In the wrong place at the right time

Remembering Jennifer Phipps

unpublished obituary

In an era when art museums are effectively managed by their marketing people who plan things like lame art trivia events for creative industry office plebs, and glorified pop-up crèches for over-privileged toddlers who like immersive installations as much as their hip parents, the dowdy 1970s ‘art world’ seems like a distant planet.

My early and formative encounters with the tiny asteroid of Melbourne ‘contemporary art’ back then coincided with meeting Jennifer Phipps. It was the latter half of the seventies – I’d say 1977 – and for me and others, experimental music, experimental film and experimental art collectively defined the landscape of art. We never said ‘contemporary’: that was a word only fashion designers and architects used. 70s experimental art wasn’t glorious, heroic or even relevant. It was just the stuff that didn’t fit according to preceding decades’ binaries which had navigated Modernism down a long and winding path of chauvinist myth-making. Experimentalism for sure had its own portentous and delusional traits, but coming on like a bad hangover of ‘60s utopianism, its saving grace was its lack of power.

Maria Kozic and I met Jennifer at such random events. A John Dunkley-Smith multi-screen projection here; a Warren Burt gig there; a Lyndall Jones performance somewhere else. These sporadic occasions didn’t comprise a scene: it was just peripheral, groundless activity by people truly focused on their work, before the word ‘practice’ became institutional short-hand for careerist self-commodification.
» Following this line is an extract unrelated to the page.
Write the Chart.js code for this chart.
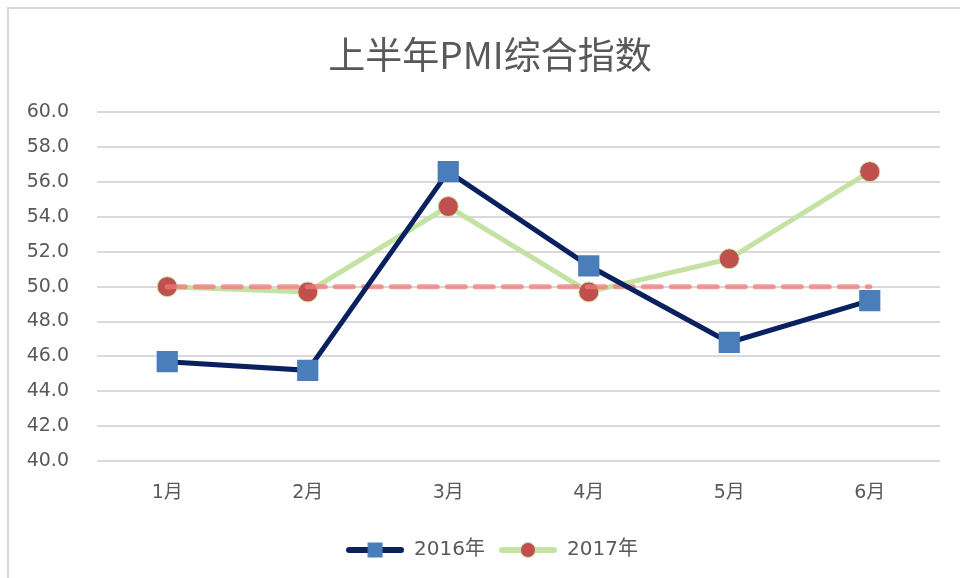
<!DOCTYPE html>
<html lang="zh-CN"><head><meta charset="UTF-8">
<title>上半年PMI综合指数</title>
<script src="https://cdn.jsdelivr.net/npm/chart.js@4.4.1/dist/chart.umd.min.js"></script>
<style>
*{box-sizing:border-box;margin:0;padding:0;}
body{background:#fff;width:960px;height:578px;overflow:hidden;position:relative;}
.frame{position:absolute;left:7px;top:7px;width:1000px;height:1000px;border:2px solid #d9d9d9;}
.wrap{position:absolute;left:0;top:0;width:960px;height:578px;}
</style></head>
<body>
<div class="frame"></div>
<div class="wrap"><canvas id="pmi"></canvas></div>
<script>
// data
const months = ['1月', '2月', '3月', '4月', '5月', '6月'];
const pmi2016 = [45.7, 45.2, 56.6, 51.2, 46.8, 49.2];
const pmi2017 = [50.0, 49.7, 54.6, 49.7, 51.6, 56.6];
const line50  = [50, 50, 50, 50, 50, 50];

const NAVY = '#0a2160', BLUE = '#4a7ebb', GREEN = '#c4e2a4', RED = '#c0504d';
const TXT = '#595959', GRID = '#d9d9d9';
const FONT = "'DejaVu Sans','Noto Sans CJK SC',sans-serif";

// legend swatch: line + marker, like the office chart
function swatch(line, fill, shape) {
  const c = document.createElement('canvas');
  c.width = 58; c.height = 18;
  const g = c.getContext('2d');
  g.strokeStyle = line; g.lineWidth = 6; g.lineCap = 'round';
  g.beginPath(); g.moveTo(3, 9); g.lineTo(55, 9); g.stroke();
  g.fillStyle = fill;
  if (shape === 'rect') g.fillRect(21.5, 1.5, 15, 15);
  else { g.beginPath(); g.arc(29, 9, 7.5, 0, Math.PI * 2); g.fill(); g.strokeStyle = GREEN; g.lineWidth = 1; g.stroke(); }
  return c;
}
const sw2016 = swatch(NAVY, BLUE, 'rect');
const sw2017 = swatch(GREEN, RED, 'circle');

// title and legend sit a little right of the canvas centre in the original
const shiftBoxes = {
  id: 'shiftBoxes',
  afterLayout(chart) {
    const t = chart.titleBlock; if (t) { t.left += 16; t.right += 16; }
    const l = chart.legend; if (l) { l.left += 18; l.right += 18; }
  }
};

new Chart(document.getElementById('pmi'), {
  type: 'line',
  data: {
    labels: months,
    datasets: [
      {label: '2016年', data: pmi2016, order: 0, borderColor: NAVY, borderWidth: 5,
       pointStyle: 'rect', pointRadius: 15, pointHoverRadius: 15, pointBackgroundColor: BLUE, pointBorderColor: BLUE, pointBorderWidth: 0},
      {label: '2017年', data: pmi2017, order: 2, borderColor: GREEN, borderWidth: 5,
       pointStyle: 'circle', pointRadius: 10, pointHoverRadius: 10, pointBackgroundColor: RED, pointBorderColor: GREEN, pointBorderWidth: 1},
      {label: 'ref', data: line50, order: 1, borderColor: 'rgba(240,120,120,0.75)', borderWidth: 5,
       borderDash: [18, 10], borderCapStyle: 'round', pointRadius: 0, pointHoverRadius: 0}
    ]
  },
  plugins: [shiftBoxes],
  options: {
    responsive: true, maintainAspectRatio: false, animation: false,
    layout: {padding: {left: 8, right: 20, top: 33, bottom: 8}},
    plugins: {
      title: {display: true, text: '上半年PMI综合指数', color: TXT,
              font: {family: "'Noto Sans CJK SC',sans-serif", size: 37, weight: 'normal'}, padding: {top: 0, bottom: 35}},
      legend: {position: 'bottom',
        labels: {color: TXT, font: {family: FONT, size: 20}, usePointStyle: true, pointStyleWidth: 58, padding: 14,
          filter: item => item.text !== 'ref',
          generateLabels: chart => Chart.defaults.plugins.legend.labels.generateLabels(chart).map(l => {
            l.pointStyle = l.datasetIndex === 0 ? sw2016 : sw2017; return l; })}},
      tooltip: {enabled: false}
    },
    scales: {
      x: {offset: true, grid: {display: false}, border: {display: false},
          ticks: {color: TXT, font: {family: FONT, size: 19}, padding: 13},
          afterFit: s => { s.height = 65; }},
      y: {min: 40, max: 60, grid: {color: GRID, lineWidth: 2, drawTicks: false}, border: {display: false},
          ticks: {stepSize: 2, color: TXT, font: {family: FONT, size: 19}, padding: 28, callback: v => v.toFixed(1)},
          afterFit: s => { s.width = 89; }}
    }
  }
});
</script>
</body></html>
It took a while before I was told that Jennifer worked at the NGV. The NGV? Maria and I wondered: that place in St. Kilda road, kind of like a big wog-tombstone with old op-shop paintings and bucket loads of nauseous bank art? We never took that place seriously as it seemed so entirely irrelevant to anything and everything.

Seeing Jennifer at these different experimental events became perversely entertaining. It was like meeting a stripper at a library convention. There was nothing about her that represented our picture of the NGV, so we could only imagine what she did there. We didn’t even know what a curator really was back then. Maria and I hailed from Reservoir, and Jennifer’s accent always amazed us – especially how she could drawl simultaneously in a Ballarat farmer whine and the acidic tone of oral Victoriana.

What we didn’t fully realise at the time was how generous Jennifer was in even talking to us kids from the Northern suburbs who found ourselves in the middle of these experimental activities. We never once felt out of place there, as everyone really was interested in doing the work and actively talking about it. There was no clear purpose, no established outcomes, and no projected goals. It took a few decades to reflect on how rare it was for a gallery professional to operate and behave in this way.

Come the mid-80s, I personally became less and less interested in ‘the art world’, as it became codified first by the philosophical flirtations of writers, then by the political posturing of academics, and then ultimately by the globalised humanism proffered by curators. ‘Contemporary Art’ – with its fetishization of ‘now-ness’ – perfectly describes a conservative notion of linear history while completely missing out on the sense of location and environment that is so important to the cultural engagement with the arts.

Meeting Jennifer in an experimental climate and terrain proved that she was attuned to art by going to places where things didn’t fit, moments didn’t cohere, and actions required perceptual re-alignment. Lots of ‘non-institutionalised’ people were gathering at that formative moment on this small asteroid. Jennifer somehow worked out how to dimensionally shift between there and the museum. As she did this during her tenure at the NGV and afterwards at places like Art & Australia, she demonstrated something often absent in today’s art professionals: she lived by a pluralist inclusive code, and her critical wit was sharpened by it.

Across the intervening decades, I would still unexpectedly pop into Jennifer somewhere – usually at a place that didn’t fit notions of contemporaneity. This is why I asked Jennifer to open my exhibition at the Ian Potter Museum of Art a few years ago (Colour Me Dead). For me, that exhibition was returning to the museum an ideal of experimental enquiry which had long shaped my work. Engaging Jennifer there was a small thank-you note to someone who travelled in similar arcs.

Philip Brophy - Friday August 29th 2014

Text © Philip Brophy. Image © Robert Rooney.